Alexander Cockburn, veteran left journalist and co-editor of online journal Counterpunch.com, resigned this year from a more than 40-year stint on the editorial board of the New Left Review.

His resignation was in response to the publication of Mike Davis’ “Who Will Build The Ark?”, a reflection on the implications of climate change, as the lead article of the illustrious journal’s 50th anniversary issue.

There are few issues that get Cockburn as hot under the collar as global warming.

He is by far the most extreme in his wholesale denial of the very problem of climate change, but Cockburn is not the only prominent leftist to dismiss the urgency accorded to global warming by progressives.

York university’s David F. Noble, historian of science and technology, critic of the corporate usurpation of the university and occasional contributor to Canadian Dimension, is equally irate over the Left’s attention to climate change.

And Slavoj Zizek, one of the world’s most prominent left-wing intellectuals, dubbed the “Elvis” of cultural theory, has at times articulated an agnostic position on global warming.

Each of these thinkers, who reflect a real, if marginal, minority opinion on the left, come at their climate change scepticism from different angles.

Cockburn maintains that global warming is a “non-existent threat” based on flawed science. He approvingly cites naysayers such as Patrick Michaels of the right-wing Cato Institute, fingered as a paid consultant of the fossil fuel industry.

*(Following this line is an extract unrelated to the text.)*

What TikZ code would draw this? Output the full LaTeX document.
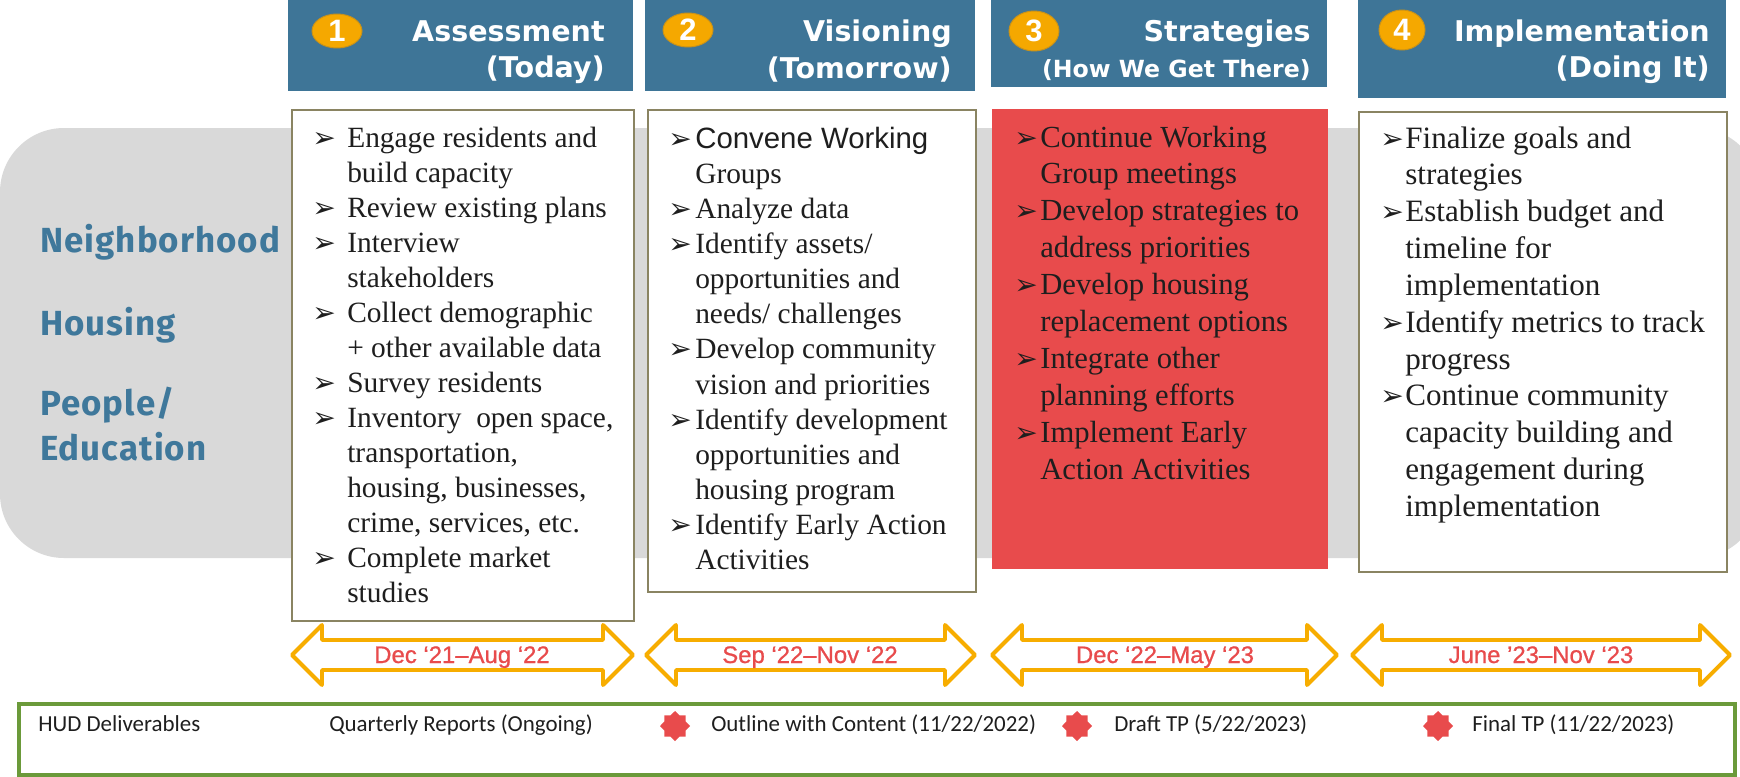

Against the prevailing scientific consensus, Cockburn insisted in an April 2007 Counterpunch.org article: “There is still zero empirical evidence that anthropogenic production of CO2 is making any measurable contribution to the world’s present warming trend.”

In his view, climate change is a fiction fostered by capital as part of a strategy to profit from higher energy costs at the expense of the poor — a notion bearing more than a passing resemblance to the type of conspiracy-thinking he elsewhere denounces.

He treats the left with contempt for not only being hoodwinked by the global warming “dogma”, but for being naive in seeing it as a tipping point in the direction of radical social change.

Noble’s emphasis is different, although he pursues the general theme of climate change as a false crisis fabricated by elites for their own purposes.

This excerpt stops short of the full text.